# Exercise requirements
It is required that all of the data be written out exactly.
• • • •
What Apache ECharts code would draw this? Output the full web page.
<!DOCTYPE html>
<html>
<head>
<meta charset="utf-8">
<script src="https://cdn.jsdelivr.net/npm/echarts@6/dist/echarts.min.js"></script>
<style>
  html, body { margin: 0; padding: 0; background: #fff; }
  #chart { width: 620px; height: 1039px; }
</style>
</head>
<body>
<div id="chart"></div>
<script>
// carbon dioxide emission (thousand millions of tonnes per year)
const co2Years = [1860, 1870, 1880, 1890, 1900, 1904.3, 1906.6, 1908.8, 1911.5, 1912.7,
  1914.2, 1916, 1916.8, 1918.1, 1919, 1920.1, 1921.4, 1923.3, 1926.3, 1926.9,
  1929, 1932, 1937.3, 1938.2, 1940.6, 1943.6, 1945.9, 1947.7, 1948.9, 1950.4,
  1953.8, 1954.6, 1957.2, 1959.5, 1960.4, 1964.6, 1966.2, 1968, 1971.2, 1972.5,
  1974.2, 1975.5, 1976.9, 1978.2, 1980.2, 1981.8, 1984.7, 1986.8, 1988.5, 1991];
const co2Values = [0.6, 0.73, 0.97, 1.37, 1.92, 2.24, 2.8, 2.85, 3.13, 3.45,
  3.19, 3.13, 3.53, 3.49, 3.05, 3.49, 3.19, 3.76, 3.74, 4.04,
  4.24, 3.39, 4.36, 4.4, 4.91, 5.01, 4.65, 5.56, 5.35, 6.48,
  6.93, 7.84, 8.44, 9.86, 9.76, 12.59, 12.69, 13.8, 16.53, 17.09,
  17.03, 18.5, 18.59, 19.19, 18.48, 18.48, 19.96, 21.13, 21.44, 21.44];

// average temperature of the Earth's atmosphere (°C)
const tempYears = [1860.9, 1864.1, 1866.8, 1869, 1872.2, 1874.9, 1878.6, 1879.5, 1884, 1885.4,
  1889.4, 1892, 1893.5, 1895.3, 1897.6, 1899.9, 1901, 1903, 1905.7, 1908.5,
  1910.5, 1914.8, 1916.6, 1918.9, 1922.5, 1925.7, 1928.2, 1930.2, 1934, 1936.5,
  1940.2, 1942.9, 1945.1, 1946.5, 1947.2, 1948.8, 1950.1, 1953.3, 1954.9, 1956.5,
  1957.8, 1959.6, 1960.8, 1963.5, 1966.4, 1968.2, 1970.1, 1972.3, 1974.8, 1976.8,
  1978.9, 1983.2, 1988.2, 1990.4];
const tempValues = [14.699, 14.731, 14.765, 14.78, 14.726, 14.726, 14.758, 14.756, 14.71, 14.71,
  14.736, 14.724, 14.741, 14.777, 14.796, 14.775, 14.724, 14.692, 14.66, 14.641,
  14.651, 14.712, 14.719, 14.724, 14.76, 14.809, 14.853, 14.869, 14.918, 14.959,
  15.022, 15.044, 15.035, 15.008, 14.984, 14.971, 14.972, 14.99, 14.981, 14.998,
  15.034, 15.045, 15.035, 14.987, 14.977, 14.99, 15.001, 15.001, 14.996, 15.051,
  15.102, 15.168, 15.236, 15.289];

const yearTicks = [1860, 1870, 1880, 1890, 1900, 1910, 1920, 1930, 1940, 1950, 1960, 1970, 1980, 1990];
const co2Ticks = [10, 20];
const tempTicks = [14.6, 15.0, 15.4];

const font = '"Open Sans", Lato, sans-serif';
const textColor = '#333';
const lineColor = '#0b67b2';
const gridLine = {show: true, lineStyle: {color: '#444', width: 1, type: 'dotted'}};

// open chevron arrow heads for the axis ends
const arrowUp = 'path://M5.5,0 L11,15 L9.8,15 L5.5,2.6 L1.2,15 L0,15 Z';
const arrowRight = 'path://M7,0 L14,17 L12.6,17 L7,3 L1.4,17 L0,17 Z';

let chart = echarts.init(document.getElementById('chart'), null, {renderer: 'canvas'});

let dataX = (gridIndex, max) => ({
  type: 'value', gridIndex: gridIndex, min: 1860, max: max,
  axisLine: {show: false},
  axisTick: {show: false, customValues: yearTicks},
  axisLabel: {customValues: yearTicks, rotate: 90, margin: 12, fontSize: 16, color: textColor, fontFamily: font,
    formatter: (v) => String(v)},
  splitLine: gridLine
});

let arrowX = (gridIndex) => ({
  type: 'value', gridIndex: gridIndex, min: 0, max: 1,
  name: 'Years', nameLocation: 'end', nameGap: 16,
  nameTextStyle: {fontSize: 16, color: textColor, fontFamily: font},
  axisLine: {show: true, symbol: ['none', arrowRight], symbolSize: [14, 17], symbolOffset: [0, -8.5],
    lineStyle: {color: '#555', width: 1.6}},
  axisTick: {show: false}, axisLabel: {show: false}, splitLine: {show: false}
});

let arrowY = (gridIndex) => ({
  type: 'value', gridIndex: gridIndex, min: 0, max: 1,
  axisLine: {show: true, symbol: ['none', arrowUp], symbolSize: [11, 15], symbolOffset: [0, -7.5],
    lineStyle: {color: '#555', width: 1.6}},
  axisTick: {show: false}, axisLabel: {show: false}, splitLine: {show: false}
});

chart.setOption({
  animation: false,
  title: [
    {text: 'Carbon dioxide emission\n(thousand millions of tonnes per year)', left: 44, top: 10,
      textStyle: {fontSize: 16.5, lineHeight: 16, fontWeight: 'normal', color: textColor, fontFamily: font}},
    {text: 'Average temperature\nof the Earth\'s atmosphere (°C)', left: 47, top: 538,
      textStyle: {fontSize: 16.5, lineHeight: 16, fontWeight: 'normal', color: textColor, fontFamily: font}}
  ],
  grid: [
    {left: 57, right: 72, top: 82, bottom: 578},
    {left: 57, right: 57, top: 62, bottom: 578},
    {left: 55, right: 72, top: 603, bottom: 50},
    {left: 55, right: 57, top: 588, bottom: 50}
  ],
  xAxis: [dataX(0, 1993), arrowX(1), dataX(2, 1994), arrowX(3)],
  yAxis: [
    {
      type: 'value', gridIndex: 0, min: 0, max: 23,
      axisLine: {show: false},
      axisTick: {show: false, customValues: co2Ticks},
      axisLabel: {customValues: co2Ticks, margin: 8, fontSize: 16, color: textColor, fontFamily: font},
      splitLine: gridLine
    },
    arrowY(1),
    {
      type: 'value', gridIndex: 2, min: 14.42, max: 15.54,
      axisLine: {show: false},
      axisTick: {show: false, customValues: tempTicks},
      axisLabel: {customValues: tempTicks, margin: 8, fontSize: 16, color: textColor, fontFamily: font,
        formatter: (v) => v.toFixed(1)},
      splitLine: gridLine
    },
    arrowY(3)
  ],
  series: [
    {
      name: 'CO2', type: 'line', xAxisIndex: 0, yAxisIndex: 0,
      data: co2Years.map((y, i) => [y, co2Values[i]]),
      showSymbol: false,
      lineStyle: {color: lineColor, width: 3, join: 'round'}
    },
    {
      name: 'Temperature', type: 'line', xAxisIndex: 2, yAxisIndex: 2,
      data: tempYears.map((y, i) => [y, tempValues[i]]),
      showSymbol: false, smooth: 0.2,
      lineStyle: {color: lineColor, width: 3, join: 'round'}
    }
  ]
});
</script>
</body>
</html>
• • • •
# Correct answer
What Apache ECharts code would draw this? Output the full web page.
<!DOCTYPE html>
<html>
<head>
<meta charset="utf-8">
<script src="https://cdn.jsdelivr.net/npm/echarts@6/dist/echarts.min.js"></script>
<style>
  html, body { margin: 0; padding: 0; background: #fff; }
  #chart { width: 620px; height: 1039px; }
</style>
</head>
<body>
<div id="chart"></div>
<script>
// carbon dioxide emission (thousand millions of tonnes per year)
const co2Years = [1860, 1870, 1880, 1890, 1900, 1904.3, 1906.6, 1908.8, 1911.5, 1912.7,
  1914.2, 1916, 1916.8, 1918.1, 1919, 1920.1, 1921.4, 1923.3, 1926.3, 1926.9,
  1929, 1932, 1937.3, 1938.2, 1940.6, 1943.6, 1945.9, 1947.7, 1948.9, 1950.4,
  1953.8, 1954.6, 1957.2, 1959.5, 1960.4, 1964.6, 1966.2, 1968, 1971.2, 1972.5,
  1974.2, 1975.5, 1976.9, 1978.2, 1980.2, 1981.8, 1984.7, 1986.8, 1988.5, 1991];
const co2Values = [0.6, 0.73, 0.97, 1.37, 1.92, 2.24, 2.8, 2.85, 3.13, 3.45,
  3.19, 3.13, 3.53, 3.49, 3.05, 3.49, 3.19, 3.76, 3.74, 4.04,
  4.24, 3.39, 4.36, 4.4, 4.91, 5.01, 4.65, 5.56, 5.35, 6.48,
  6.93, 7.84, 8.44, 9.86, 9.76, 12.59, 12.69, 13.8, 16.53, 17.09,
  17.03, 18.5, 18.59, 19.19, 18.48, 18.48, 19.96, 21.13, 21.44, 21.44];

// average temperature of the Earth's atmosphere (°C)
const tempYears = [1860.9, 1864.1, 1866.8, 1869, 1872.2, 1874.9, 1878.6, 1879.5, 1884, 1885.4,
  1889.4, 1892, 1893.5, 1895.3, 1897.6, 1899.9, 1901, 1903, 1905.7, 1908.5,
  1910.5, 1914.8, 1916.6, 1918.9, 1922.5, 1925.7, 1928.2, 1930.2, 1934, 1936.5,
  1940.2, 1942.9, 1945.1, 1946.5, 1947.2, 1948.8, 1950.1, 1953.3, 1954.9, 1956.5,
  1957.8, 1959.6, 1960.8, 1963.5, 1966.4, 1968.2, 1970.1, 1972.3, 1974.8, 1976.8,
  1978.9, 1983.2, 1988.2, 1990.4];
const tempValues = [14.699, 14.731, 14.765, 14.78, 14.726, 14.726, 14.758, 14.756, 14.71, 14.71,
  14.736, 14.724, 14.741, 14.777, 14.796, 14.775, 14.724, 14.692, 14.66, 14.641,
  14.651, 14.712, 14.719, 14.724, 14.76, 14.809, 14.853, 14.869, 14.918, 14.959,
  15.022, 15.044, 15.035, 15.008, 14.984, 14.971, 14.972, 14.99, 14.981, 14.998,
  15.034, 15.045, 15.035, 14.987, 14.977, 14.99, 15.001, 15.001, 14.996, 15.051,
  15.102, 15.168, 15.236, 15.289];

const yearTicks = [1860, 1870, 1880, 1890, 1900, 1910, 1920, 1930, 1940, 1950, 1960, 1970, 1980, 1990];
const co2Ticks = [10, 20];
const tempTicks = [14.6, 15.0, 15.4];

const font = '"Open Sans", Lato, sans-serif';
const textColor = '#333';
const lineColor = '#0b67b2';
const gridLine = {show: true, lineStyle: {color: '#444', width: 1, type: 'dotted'}};

// open chevron arrow heads for the axis ends
const arrowUp = 'path://M5.5,0 L11,15 L9.8,15 L5.5,2.6 L1.2,15 L0,15 Z';
const arrowRight = 'path://M7,0 L14,17 L12.6,17 L7,3 L1.4,17 L0,17 Z';

let chart = echarts.init(document.getElementById('chart'), null, {renderer: 'canvas'});

let dataX = (gridIndex, max) => ({
  type: 'value', gridIndex: gridIndex, min: 1860, max: max,
  axisLine: {show: false},
  axisTick: {show: false, customValues: yearTicks},
  axisLabel: {customValues: yearTicks, rotate: 90, margin: 12, fontSize: 16, color: textColor, fontFamily: font,
    formatter: (v) => String(v)},
  splitLine: gridLine
});

let arrowX = (gridIndex) => ({
  type: 'value', gridIndex: gridIndex, min: 0, max: 1,
  name: 'Years', nameLocation: 'end', nameGap: 16,
  nameTextStyle: {fontSize: 16, color: textColor, fontFamily: font},
  axisLine: {show: true, symbol: ['none', arrowRight], symbolSize: [14, 17], symbolOffset: [0, -8.5],
    lineStyle: {color: '#555', width: 1.6}},
  axisTick: {show: false}, axisLabel: {show: false}, splitLine: {show: false}
});

let arrowY = (gridIndex) => ({
  type: 'value', gridIndex: gridIndex, min: 0, max: 1,
  axisLine: {show: true, symbol: ['none', arrowUp], symbolSize: [11, 15], symbolOffset: [0, -7.5],
    lineStyle: {color: '#555', width: 1.6}},
  axisTick: {show: false}, axisLabel: {show: false}, splitLine: {show: false}
});

chart.setOption({
  animation: false,
  title: [
    {text: 'Carbon dioxide emission\n(thousand millions of tonnes per year)', left: 44, top: 10,
      textStyle: {fontSize: 16.5, lineHeight: 16, fontWeight: 'normal', color: textColor, fontFamily: font}},
    {text: 'Average temperature\nof the Earth\'s atmosphere (°C)', left: 47, top: 538,
      textStyle: {fontSize: 16.5, lineHeight: 16, fontWeight: 'normal', color: textColor, fontFamily: font}}
  ],
  grid: [
    {left: 57, right: 72, top: 82, bottom: 578},
    {left: 57, right: 57, top: 62, bottom: 578},
    {left: 55, right: 72, top: 603, bottom: 50},
    {left: 55, right: 57, top: 588, bottom: 50}
  ],
  xAxis: [dataX(0, 1993), arrowX(1), dataX(2, 1994), arrowX(3)],
  yAxis: [
    {
      type: 'value', gridIndex: 0, min: 0, max: 23,
      axisLine: {show: false},
      axisTick: {show: false, customValues: co2Ticks},
      axisLabel: {customValues: co2Ticks, margin: 8, fontSize: 16, color: textColor, fontFamily: font},
      splitLine: gridLine
    },
    arrowY(1),
    {
      type: 'value', gridIndex: 2, min: 14.42, max: 15.54,
      axisLine: {show: false},
      axisTick: {show: false, customValues: tempTicks},
      axisLabel: {customValues: tempTicks, margin: 8, fontSize: 16, color: textColor, fontFamily: font,
        formatter: (v) => v.toFixed(1)},
      splitLine: gridLine
    },
    arrowY(3)
  ],
  series: [
    {
      name: 'CO2', type: 'line', xAxisIndex: 0, yAxisIndex: 0,
      data: co2Years.map((y, i) => [y, co2Values[i]]),
      showSymbol: false,
      lineStyle: {color: lineColor, width: 3, join: 'round'}
    },
    {
      name: 'Temperature', type: 'line', xAxisIndex: 2, yAxisIndex: 2,
      data: tempYears.map((y, i) => [y, tempValues[i]]),
      showSymbol: false, smooth: 0.2,
      lineStyle: {color: lineColor, width: 3, join: 'round'}
    }
  ]
});
</script>
</body>
</html>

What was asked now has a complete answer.